Il y a des films qui donnent le goût de tomber amoureux. Les choses qu'on dit, les choses qu'on fait est de ceux-là.
On croyait qu'Emmanuel Mouret avait déjà tout dit sur la valse complexe des sentiments, ces doutes inhérents à l'espèce humaine qui confond désirs et amour à tout vent. Il faut croire que non. Son dixième long métrage porte à nouveau sur ces éternels questionnements et il s'agit aisément de son plus grand opus en carrière, un poil devant le brillant Un baiser s'il vous plaît, ce fidèle compagnon avec qui il partage plusieurs points en commun.
Déjà sa construction narrative est la plus ambitieuse, la plus élégante. D'abord décliné à deux personnages (une femme accueille le cousin de son amoureux), le récit ne tarde pas à multiplier les ellipses temporelles, à déborder d'histoires la grande histoire. Des tronçons d'existence qui se condensent et se répondent sans cesse, jouant d'habiles jeux de miroirs et de spirales. Jusqu'à des révélations tardives qui changent complètement le regard du spectateur.
À la fois léger et profond, ludique et grave, ironique et tendre, drôle et terriblement émouvant, le scénario explore avec une rare sensibilité l'ardeur et les doutes des êtres en place. Ceux-là même qui veulent tant en évitant justement de faire souffrir autrui, pesant constamment le poids des mensonges et de la vérité avant d'agir, rêvant d'exclusivité sans se sentir résignés. Rien n'est simple chez Mouret. Le coeur est élastique, le monde à la fois beau et cruel, alors que la mélancolie ne tarde pas à avoir le dernier mot.
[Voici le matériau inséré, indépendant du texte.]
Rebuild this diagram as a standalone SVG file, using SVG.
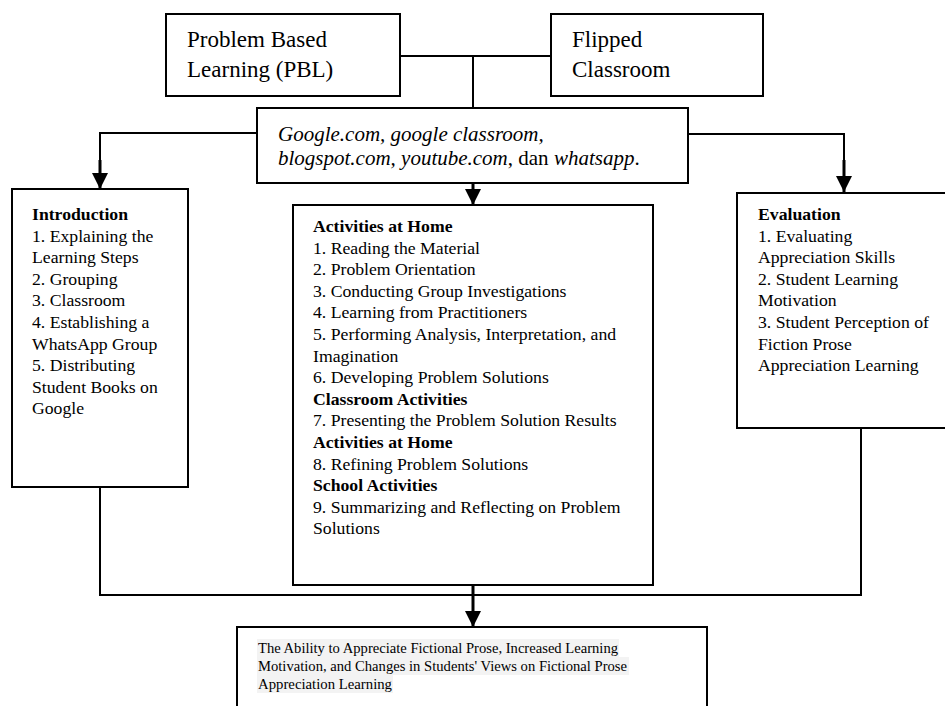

Plus verbeuse que d'habitude (ce qui donne d'autant plus de puissance aux moments de silence), sa prose utilise d'ailleurs ces échanges presque constants afin de créer du suspense, d'alimenter en chair et en âme les différents personnages qui seront sans cesse confrontés à leurs paroles. Il n'est pas question ici de psychologie primaire et réductrice. Au contraire, ce sont plutôt dans leurs contradictions que les personnes peuvent se déployer en trois dimensions. Peu importe leurs comportements, ils s'avèrent humains, ce qui empêche de les juger. Cela n'enlève en rien la violence de leurs gestes, la souffrance qu'ils peuvent infliger. Elles s'affichent pourtant dans une retenue qui les honore, une intelligence émotionnelle où le mal et la morale deviennent une quête de bonheur, honorable et véritable.
Pour faire croire à cette symbiose de nirvana et de désarroi, il fallait d'excellents comédiens. La distribution réunie n'aurait pu être mieux choisie, mélangeant de délicieux contre-emplois (Niels Schneider, Vincent Macaigne) à une nouvelle venue prometteuse (Jenna Thiam). Deux noms sortent toutefois du lot. Celui de Camélia Jordana, qui trouve enfin le rôle lui permettant d'exprimer son grand talent (ce qui a été confirmé récemment dans l'hypnotisant La nuit venue). Puis l'expérimentée Émilie Dequenne, récompensée aux derniers Césars, qui est troublante de vérité en épouse délaissée, dont les actions romanesques en laisseront plusieurs pantois.
Ces figures prisonnières de leur destin semblent souvent perdues au sein de l'immensité des décors et des paysages, les plongeant dans une mer de solitude. Une photographie exceptionnelle qui vient constamment souligner l'éclat majestueux de ce qui les entoure, à la fois l'art et la nature. Fuyant plus que jamais les plans fixes, la mise en scène du cinéaste est ponctuée de longs plans-séquences révélateurs, où les déplacements harmonieux s'accompagnent généralement de vibrantes mélodies classiques.
Après son splendide Mademoiselle de Joncquières, le réalisateur continue d'évoluer avec grâce. Évidemment, son charme précieux et quelque peu désuet ne plaira pas à tous, alors que ce qu'il aborde est loin d'être inédit. Sauf que cette musique somptueuse opère mieux que jamais, touchant une forme inédite de maturité et de virtuosité. Avant, il était impossible de ne pas faire un rapprochement avec Rohmer, Marivaux, Allen, Lubitsch ou Montaigne. Maintenant, on parle seulement - et c'est déjà beaucoup - d'un film d'Emmanuel Mouret. Celui qui tâte le septième art pour tenter de comprendre, se rapprocher et réconforter ses semblables. Il y arrive en déployant une multitude de dialogues fins et pétillants d'une tendresse inouïe, du genre « le véritable amour ne s'intéresse qu'au bonheur de l'autre ». Difficile de ne pas sortir de la salle de cinéma la tête dans les nuages tout en ayant le coeur qui bat la chamade.